664.1
Miles Davis: The Unreconstructed Black Man in Modern Jazz
Miles Davis: The Unreconstructed Black Man in Modern Jazz
Thursday, 19 July 2018: 15:30
Location: 206A (MTCC NORTH BUILDING)
Oral Presentation
This paper looks at the infra-politics of Miles Davis – his everyday demeanor, actions, and words of resistance. It is based on the public story of Davis found in magazines, newspapers, books, television, radio, and film. This story reflects the personal and artistic journey of Davis and the collective rendition of this journey by Davis, critics, journalists, and others.

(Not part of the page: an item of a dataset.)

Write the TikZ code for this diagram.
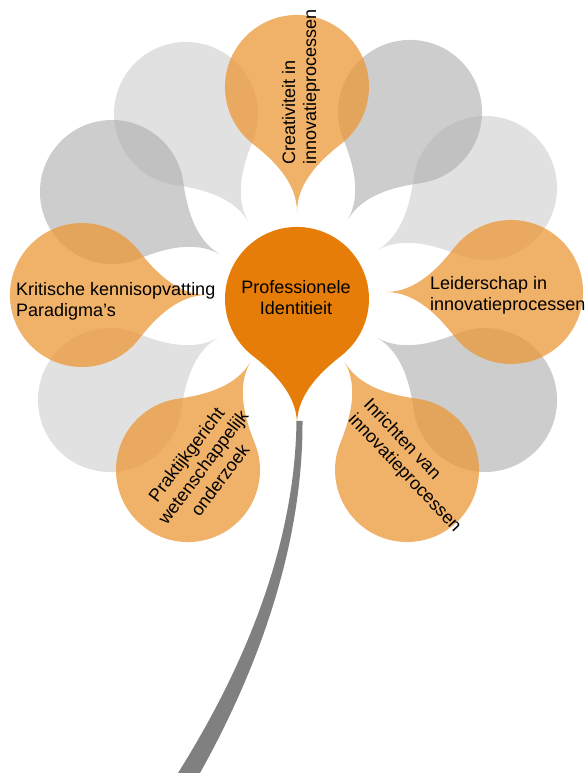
\documentclass[tikz,border=0pt]{standalone}
\usepackage{fontspec}
\setmainfont{Liberation Sans}
\definecolor{petalorange}{RGB}{235,151,55}
\definecolor{graylight}{RGB}{205,205,205}
\definecolor{graydark}{RGB}{172,172,172}
\definecolor{centerorange}{RGB}{229,125,8}
\definecolor{stemgray}{RGB}{128,128,128}
\tikzset{
  lbl/.style={font=\fontsize{18}{21}\selectfont, inner sep=0pt, text=black},
  pOrange/.style={fill=petalorange, fill opacity=0.75},
  pLight/.style={fill=graylight, fill opacity=0.6},
  pDark/.style={fill=graydark, fill opacity=0.6},
  pCenter/.style={fill=centerorange},
}
% #1 x (image px), #2 y (image px, from top), #3 outward angle, #4 style
\newcommand\drawpetal[4]{%
  \begin{scope}[shift={(#1,{773-#2})},rotate=#3]
    \fill[#4] (-125,0) .. controls (-95,0) and (-72.2,-24.55) .. (-56.7,-44.3)
      arc[start angle=218,end angle=502,radius=72pt]
      .. controls (-72.2,24.55) and (-95,0) .. (-125,0) -- cycle;
  \end{scope}}
\begin{document}
\begin{tikzpicture}[x=1pt,y=1pt]
\useasboundingbox (0,0) rectangle (586,773);
% gray petals
\drawpetal{186}{114}{120}{pLight}
\drawpetal{485}{188}{30}{pLight}
\drawpetal{110}{400}{-150}{pLight}
\drawpetal{410}{112}{60}{pDark}
\drawpetal{112}{192}{150}{pDark}
\drawpetal{485}{400}{-30}{pDark}
% orange petals
\drawpetal{297}{87}{90}{pOrange}
\drawpetal{511}{292}{0}{pOrange}
\drawpetal{82}{295}{180}{pOrange}
\drawpetal{188}{470}{-120}{pOrange}
\drawpetal{407}{470}{-60}{pOrange}
% stem
\fill[stemgray] (296.5,352) .. controls (295,233) and (249,113) .. (178,0)
  -- (200,0) .. controls (262,111) and (303,233) .. (302.5,352) -- cycle;
% center
\drawpetal{297}{299}{90}{pCenter}
% texts
\node[lbl, align=center] (center) at (296,475) {Professionele\\Identitieit};
\node[lbl, align=left, anchor=west] (kritisch) at (16,471.5) {Kritische kennisopvatting\\Paradigma’s};
\node[lbl, align=left, anchor=west] (leider) at (430,477.5) {Leiderschap in\\innovatieprocessen};
\node[lbl, align=left, rotate=90] (creat) at (301,686) {Creativiteit in\\innovatieprocessen};
\node[lbl, align=center, rotate=53] (prakt) at (203,306) {Praktijkgericht\\wetenschappelijk\\onderzoek};
\node[lbl, align=left, rotate=-46.5] (inricht) at (412,307) {Inrichten van\\innovatieprocessen};
\end{tikzpicture}
\end{document}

It shows the intersection of the personal life, public biography, creative work, and critical reception of a public intellectual negotiating his racial and gender identity for over four decades. Davis was an unreconstructed race-man provocateur who elicited among white critics and journalists such epithets as Public Enigma No. 1 and Prince of Darkness because he challenged prevailing expectations of racial etiquette in Jim Crow America. The public story reveals how in his professional persona and interviews Davis challenged the deference-behavior expected from African Americans by White Americas. Davis became the “angry” and “racist” race-man by stridently reminding those around him of the racial social distance that pervaded the jazz art world and American society. He also challenged the deference-silence expected of African Americans by his angry, no-holds-bared criticism of racism in American music and society. I also look at how his self-hood and persona of race-man was intimately wrapped up in a hypermasculinity that prevailed in jazz and American music. I argue how this hypermasculinity with its misogynistic objectification of, and violence towards, women was normalized in jazz and American music so that this aspect was not part of Davis’s “angry” black man narrative. I end by looking at Davis’s complicity in this image of black masculinity and his eventual fall from grace with the publication of his 1989 autobiography. This autobiography forever changed his legacy as one of the most important African American intellectuals and artists of the twentieth century.